======== Listed records ========

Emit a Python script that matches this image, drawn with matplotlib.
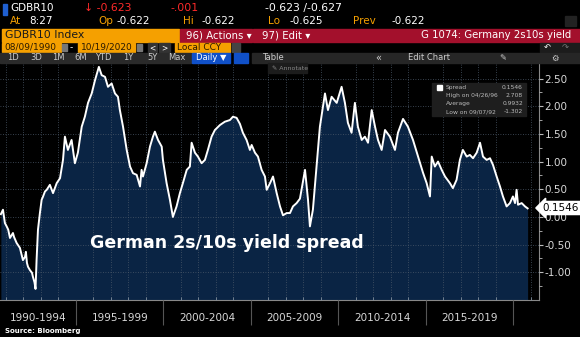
import matplotlib
matplotlib.use('Agg')
import matplotlib.pyplot as plt
from matplotlib.patches import Rectangle

# German 2s10s spread (decimal years, %)
years = [1990.71, 1990.83, 1990.94, 1991.04, 1991.13, 1991.23, 1991.40, 1991.46, 1991.61, 1991.80,
         1991.97, 1992.09, 1992.14, 1992.20, 1992.26, 1992.37, 1992.49, 1992.54, 1992.63, 1992.69,
         1992.75, 1992.83, 1992.94, 1993.04, 1993.11, 1993.23, 1993.33, 1993.51, 1993.69, 1993.90,
         1994.09, 1994.26, 1994.37, 1994.54, 1994.75, 1994.94, 1995.11, 1995.33, 1995.51, 1995.69,
         1995.90, 1996.09, 1996.31, 1996.47, 1996.66, 1996.83, 1997.04, 1997.23, 1997.40, 1997.51,
         1997.69, 1997.90, 1998.09, 1998.26, 1998.47, 1998.66, 1998.75, 1998.83, 1999.04, 1999.23,
         1999.40, 1999.51, 1999.69, 1999.90, 1999.97, 2000.18, 2000.37, 2000.54, 2000.75, 2000.94,
         2001.11, 2001.33, 2001.51, 2001.61, 2001.80, 2001.97, 2002.18, 2002.37, 2002.54, 2002.75,
         2002.94, 2003.23, 2003.51, 2003.80, 2003.97, 2004.18, 2004.37, 2004.54, 2004.75, 2004.94,
         2005.04, 2005.23, 2005.40, 2005.61, 2005.80, 2005.90, 2006.09, 2006.26, 2006.47, 2006.66,
         2006.83, 2007.04, 2007.23, 2007.40, 2007.61, 2007.80, 2008.09, 2008.26, 2008.37, 2008.54,
         2008.75, 2008.94, 2009.23, 2009.40, 2009.61, 2009.90, 2010.18, 2010.37, 2010.54, 2010.75,
         2010.94, 2011.11, 2011.33, 2011.51, 2011.69, 2011.90, 2012.09, 2012.26, 2012.47, 2012.66,
         2012.94, 2013.23, 2013.40, 2013.69, 2013.97, 2014.26, 2014.54, 2014.83, 2015.04, 2015.23,
         2015.33, 2015.51, 2015.69, 2015.90, 2016.09, 2016.37, 2016.54, 2016.75, 2016.94, 2017.11,
         2017.33, 2017.51, 2017.69, 2017.90, 2018.09, 2018.26, 2018.47, 2018.66, 2018.83, 2019.04,
         2019.23, 2019.40, 2019.61, 2019.80, 2019.97, 2020.09, 2020.18, 2020.26, 2020.47, 2020.66,
         2020.81]
spread = [0.05, 0.13, -0.11, -0.17, -0.23, -0.38, -0.29, -0.36, -0.47, -0.56,
          -0.78, -0.72, -0.63, -0.83, -0.90, -0.96, -1.01, -1.08, -1.18, -1.30,
          -0.78, -0.23, 0.07, 0.31, 0.36, 0.46, 0.49, 0.58, 0.43, 0.61,
          0.70, 1.03, 1.45, 1.21, 1.39, 0.97, 1.16, 1.63, 1.81, 2.06,
          2.23, 2.47, 2.71, 2.56, 2.53, 2.35, 2.41, 2.23, 2.17, 1.93,
          1.63, 1.21, 0.91, 0.79, 0.76, 0.55, 0.85, 0.73, 0.97, 1.27,
          1.45, 1.54, 1.39, 1.27, 1.03, 0.61, 0.31, 0.00, 0.19, 0.43,
          0.61, 0.85, 0.91, 1.34, 1.16, 1.09, 0.97, 1.03, 1.21, 1.45,
          1.57, 1.66, 1.72, 1.75, 1.81, 1.79, 1.68, 1.52, 1.39, 1.21,
          1.30, 1.16, 1.09, 0.85, 0.73, 0.49, 0.61, 0.73, 0.43, 0.19,
          0.03, 0.07, 0.07, 0.19, 0.25, 0.33, 0.85, 0.31, -0.17, 0.13,
          0.91, 1.63, 2.23, 1.93, 2.17, 2.06, 2.35, 2.06, 1.70, 1.52,
          2.06, 1.63, 1.39, 1.45, 1.34, 1.93, 1.63, 1.39, 1.21, 1.57,
          1.45, 1.21, 1.52, 1.77, 1.63, 1.39, 1.10, 0.80, 0.61, 0.37,
          1.09, 0.91, 1.00, 0.85, 0.73, 0.61, 0.52, 0.67, 1.03, 1.21,
          1.09, 1.12, 1.06, 1.16, 1.34, 1.09, 1.03, 1.06, 0.94, 0.73,
          0.55, 0.37, 0.19, 0.25, 0.37, 0.25, 0.49, 0.22, 0.25, 0.19,
          0.1546]

period_starts = [1995, 2000, 2005, 2010, 2015, 2020]
period_labels = ['1990-1994', '1995-1999', '2000-2004', '2005-2009', '2010-2014', '2015-2019']
y_ticks = [-1.0, -0.5, 0.0, 0.5, 1.0, 1.5, 2.0, 2.5]

W, H = 580, 337
NAVY = '#0a2444'
ORANGE = '#f5a000'
RED_BAR = '#a3102c'
GREY_TXT = '#d8d8d8'


def fx(x):
    return x / W


def fy(y):
    return 1 - y / H


def box(x0, y0, x1, y1, color):
    fig.patches.append(Rectangle((fx(x0), fy(y1)), (x1 - x0) / W, (y1 - y0) / H,
                                 transform=fig.transFigure, color=color, zorder=0))


def txt(x, y, s, color='white', size=8, ha='left', weight='normal', **kw):
    fig.text(fx(x), fy(y), s, color=color, fontsize=size, ha=ha, va='center',
             fontweight=weight, **kw)


fig = plt.figure(figsize=(5.8, 3.37), dpi=100, facecolor='black')

# ---- header rows ----
box(3, 4, 7, 15, '#1f5fd0')
txt(10, 8, 'GDBR10', size=7.5)
txt(84, 8, '\u2193 -0.623', color='#ff2a2a', size=7.8)
txt(170, 8, '-.001', color='#ff2a2a', size=7.8)
txt(265, 8, '-0.623 /-0.627', size=7.8)

txt(10, 21, 'At', color=ORANGE, size=7.5)
txt(29, 21, '8:27', size=7.5)
txt(98, 21, 'Op', color=ORANGE, size=7.5)
txt(117, 21, '-0.622', size=7.5)
txt(183, 21, 'Hi', color=ORANGE, size=7.5)
txt(202, 21, '-0.622', size=7.5)
txt(268, 21, 'Lo', color=ORANGE, size=7.5)
txt(289, 21, '-0.625', size=7.5)
txt(353, 21, 'Prev', color=ORANGE, size=7.5)
txt(392, 21, '-0.622', size=7.5)
box(565, 16, 576, 26, '#222222')

box(2, 29, 179, 42, ORANGE)
txt(5, 35.5, 'GDBR10 Index', color='#1a1a1a', size=7.8)
box(180, 29, 252, 42, RED_BAR)
txt(186, 35.5, '96) Actions \u25be', size=7.3)
box(253, 29, 580, 42, RED_BAR)
txt(262, 35.5, '97) Edit \u25be', size=7.3)
txt(571, 35.5, 'G 1074: Germany 2s10s yield', size=7.3, ha='right')

box(2, 43, 61, 52, ORANGE)
txt(4, 47.5, '08/09/1990', color='#2a1a00', size=6.5)
box(62, 44, 67, 51, '#777777')
txt(70, 47.5, '-', size=6.5)
box(78, 43, 135, 52, ORANGE)
txt(81, 47.5, '10/19/2020', color='#2a1a00', size=6.5)
box(137, 44, 142, 51, '#777777')
box(148, 43, 157, 52, '#333333')
txt(152.5, 47.5, '<', size=5.5, ha='center')
box(159, 43, 170, 52, '#333333')
txt(164.5, 47.5, '>', size=5.5, ha='center')
box(175, 43, 230, 52, ORANGE)
txt(177, 47.5, 'Local CCY', color='#2a1a00', size=6.5)
box(232, 43, 240, 52, '#444444')
box(540, 43, 580, 52, '#1c1c1c')
txt(547, 47.5, '\u21b6', size=6, ha='center')
txt(565, 47.5, '\u21b7', color='#777777', size=6, ha='center')

box(0, 53, 191, 63, '#2a2a2a')
for lbl, cx in zip(['1D', '3D', '1M', '6M', 'YTD', '1Y', '5Y', 'Max'],
                   [13, 36, 58, 81, 103, 128, 152, 177]):
    txt(cx, 58, lbl, color='#cccccc', size=6, ha='center')
box(192, 53, 230, 63, '#1050c8')
txt(211, 58, 'Daily \u25bc', size=6, ha='center')
box(234, 53, 248, 63, '#1050c8')
box(252, 53, 580, 63, '#262626')
txt(262, 58, 'Table', color='#cccccc', size=6)
txt(378, 58, '\u00ab', color='#cccccc', size=7, ha='center')
txt(408, 58, 'Edit Chart', color='#cccccc', size=6)
txt(503, 58, '\u270e', color='#cccccc', size=6, ha='center')
txt(555, 58, '\u2699', color='#cccccc', size=6, ha='center')

# ---- chart ----
ax = fig.add_axes([fx(0), fy(300), fx(539), (300 - 63) / H])
ax.set_facecolor('black')
x_left, x_right = 1990.66, 2021.46
y_bot, y_top = -1.5, 2.78
ax.set_xlim(x_left, x_right)
ax.set_ylim(y_bot, y_top)

ax.fill_between(years, spread, y_bot, color=NAVY, lw=0, zorder=1)
ax.plot(years, spread, color='white', lw=1.4, zorder=3)

ax.set_axisbelow(False)
ax.set_xticks(period_starts)
ax.set_xticks(range(1991, 2022), minor=True)
ax.set_xticklabels([])
ax.set_yticks(y_ticks)
ax.set_yticks([v / 4 for v in range(-5, 11)], minor=True)
ax.set_yticklabels([f'{v:.2f}' for v in y_ticks])
ax.yaxis.tick_right()
ax.grid(True, which='major', axis='y', color='#4a5868', ls=(0, (1, 2)), lw=0.6)
ax.grid(True, which='minor', axis='x', color='#4a5868', ls=(0, (1, 2)), lw=0.6)

ax.tick_params(axis='x', which='major', direction='out', length=18, width=0.8,
               color='#555555')
ax.tick_params(axis='x', which='minor', direction='in', length=2.5, color='#8090a0')
ax.tick_params(axis='y', which='major', direction='out', length=3, color='#bbbbbb',
               labelcolor=GREY_TXT, labelsize=7.5, pad=1)
ax.tick_params(axis='y', which='minor', direction='out', length=2, color='#bbbbbb')
for s in ['top', 'left']:
    ax.spines[s].set_visible(False)
ax.spines['bottom'].set_color('#888888')
ax.spines['right'].set_color('#888888')

starts = [x_left] + period_starts[:-1]
for lbl, s0, s1 in zip(period_labels, starts, period_starts):
    ax.text((s0 + s1) / 2, -0.055, lbl, transform=ax.get_xaxis_transform(),
            ha='center', va='top', color=GREY_TXT, fontsize=7.5)

ax.text(2003.6, -0.47, 'German 2s/10s yield spread', color='white', fontsize=12.5,
        fontweight='bold', ha='center', va='center', zorder=5)

# last value tag
fig.text(fx(561), fy(208), f'{spread[-1]:.4f}', color='black', fontsize=7.5,
         ha='center', va='center',
         bbox=dict(boxstyle='larrow,pad=0.15', fc='white', ec='white'))

# legend panel
box(432, 83, 526, 116, '#1e1e1e')
legend_rows = [('Spread', '0.1546'), ('High on 04/26/96', '2.708'),
               ('Average', '0.9932'), ('Low on 09/07/92', '-1.302')]
box(437, 85, 442, 90, 'white')
for i, (name, val) in enumerate(legend_rows):
    yy = 87.5 + i * 8
    txt(446, yy, name, color='#bbbbbb', size=4.3)
    txt(523, yy, val, color='#bbbbbb', size=4.3, ha='right')

# annotate button
box(268, 63, 307, 73, '#1c1c1c')
txt(272, 68, '\u270e Annotate', color='#888888', size=4.5)

txt(5, 331, 'Source: Bloomberg', size=5, weight='bold')

fig.savefig('out.png', dpi=100, facecolor='black')
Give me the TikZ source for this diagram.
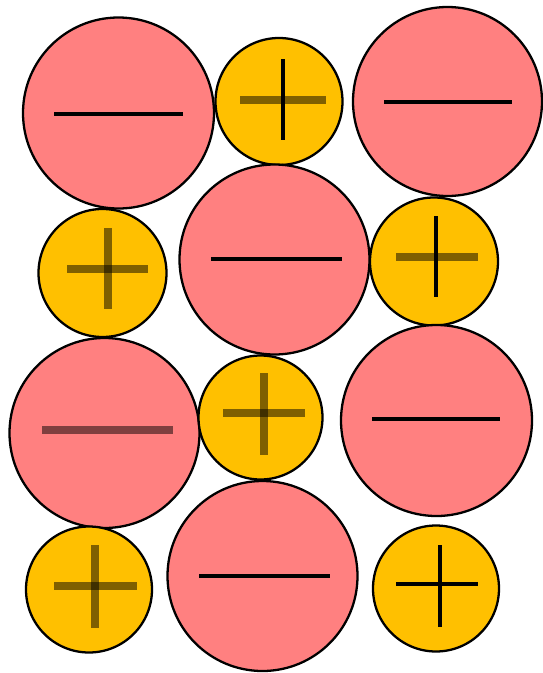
\documentclass[tikz,border=0pt]{standalone}
\usepackage{tikz}
\definecolor{cRedF}{HTML}{FF8080}
\definecolor{cAmberF}{HTML}{FFC000}
\tikzset{
  anion/.style  = {draw=black, fill=cRedF, line width=1.3pt},
  cation/.style = {draw=black, fill=cAmberF, line width=1.3pt},
  sharp/.style  = {black, line width=2.2pt},
  faint/.style  = {black, draw opacity=0.5, line width=4.4pt},
}
\begin{document}
\begin{tikzpicture}[x=0.02cm, y=-0.02cm]
  \useasboundingbox (0,0) rectangle (543,673);
  % row 1
  \draw[anion]  (118.5,113) circle (95.5);
  \draw[sharp]  (54,114) -- (183,114);
  \draw[cation] (279,101.5) circle (63.5);
  \draw[faint]  (240,100) -- (326,100);
  \draw[sharp]  (283,59) -- (283,140);
  \draw[anion]  (447.5,101.5) circle (94.5);
  \draw[sharp]  (384,102) -- (512,102);
  % row 2
  \draw[cation] (102.5,273) circle (64);
  \draw[faint]  (67,269) -- (148,269);
  \draw[faint]  (108,228) -- (108,309);
  \draw[anion]  (274.5,259.5) circle (95);
  \draw[sharp]  (211,259) -- (342,259);
  \draw[cation] (434,261.5) circle (64);
  \draw[faint]  (396,257) -- (478,257);
  \draw[sharp]  (436,216) -- (436,297);
  % row 3
  \draw[anion]  (104.5,433) circle (95);
  \draw[faint]  (42,430) -- (173,430);
  \draw[cation] (260.5,417.5) circle (62);
  \draw[faint]  (223,413) -- (305,413);
  \draw[faint]  (264,373) -- (264,455);
  \draw[anion]  (436.5,420.5) circle (95.5);
  \draw[sharp]  (372,419) -- (500,419);
  % row 4
  \draw[cation] (89,589.5) circle (63);
  \draw[faint]  (54,586) -- (137,586);
  \draw[faint]  (95,545) -- (95,628);
  \draw[anion]  (262.5,576) circle (95);
  \draw[sharp]  (199,576) -- (330,576);
  \draw[cation] (436,588.5) circle (63);
  \draw[sharp]  (396,584) -- (478,584);
  \draw[sharp]  (440,545) -- (440,627);
\end{tikzpicture}
\end{document}
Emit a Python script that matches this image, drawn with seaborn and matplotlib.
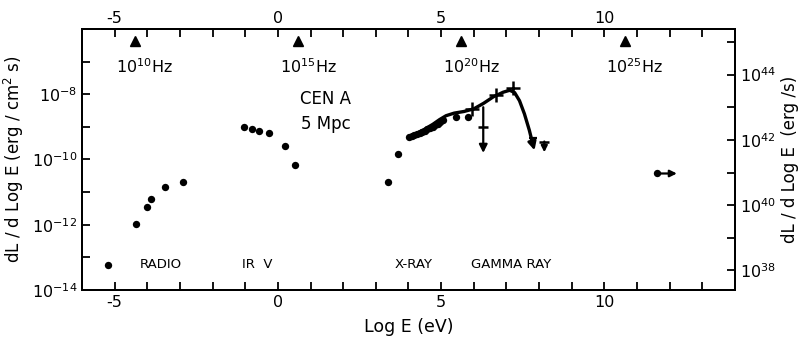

========

▶ **The problem**
Tell how many lines above contain the word "that". Give the number alone.

▶ **Task result**
2